Chinking application: Work from bottom to top of the wall. Apply in warm weather for best adhesion. Keep freshly applied chinking moist for 48 hours during curing if using mortar-based products.
Sources
- B. Allan Mackie - Building with Logs
- Roberta Williamson - Log Cabin Building Basics
- US Forest Service - Log Building Techniques
Frequently Asked Questions
How long does it take to build a small log cabin?
A skilled builder working alone can raise a 12x16 foot single-room cabin in 3-6 weeks if logs are prepared in advance. The log preparation (felling, limbing, peeling, seasoning) takes far longer than the actual construction — 3-6 months for logs to season adequately. Rushing to green (freshly cut) logs results in significant checking (cracking) and settling that opens gaps and misaligns walls and roof.
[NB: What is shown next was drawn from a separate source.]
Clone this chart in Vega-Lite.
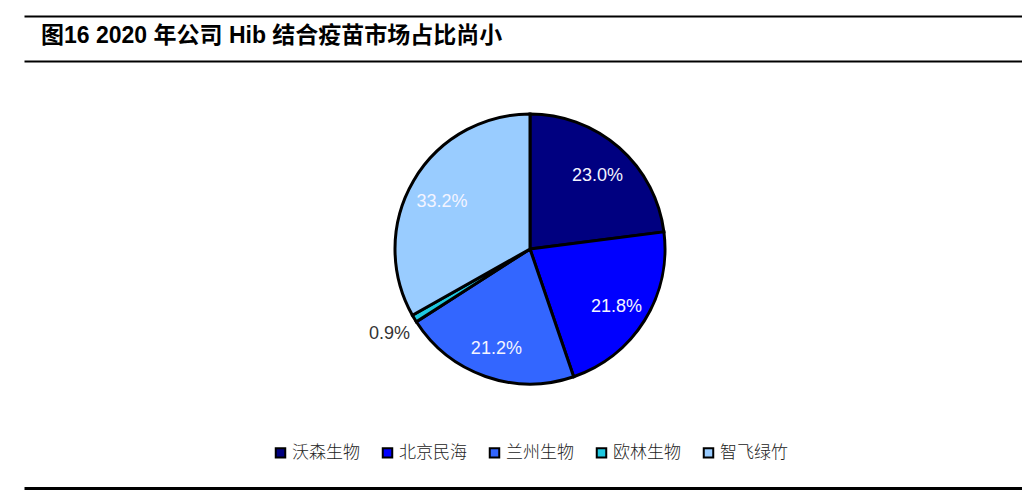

What type of trees make the best cabin logs?
Straight-grained conifers are preferred: Douglas fir, Ponderosa pine, lodgepole pine, Engelmann spruce, and Western red cedar. Logs should be straight, with minimal taper (less than 1 inch per 10 feet preferred), and free of large knots in the first 8 feet. Cedar is naturally rot-resistant. Pine and fir require the bark to be peeled promptly after felling to prevent beetle damage and rot.
Do you need a foundation for a log cabin?
Any structure needs some foundation to keep the first-course logs off the ground. At minimum, piers of concrete, rock, or treated posts elevate the sill logs. A continuous perimeter foundation (concrete or mortared stone) provides better moisture protection and distributes load more evenly. On stable, well-drained soil, simple large stone piers work and require no material beyond what you dig from the ground.
What is the best corner notching style for a beginner?
The saddle notch (also called round notch) is the most forgiving for beginners. A curved notch cut in the underside of each log seats over the round of the log below. It is self-settling — as the logs dry and compress, the joint tightens rather than opening. The Scandinavian full-scribe method is the most precise and weathertight but requires more skill and a scribe compass.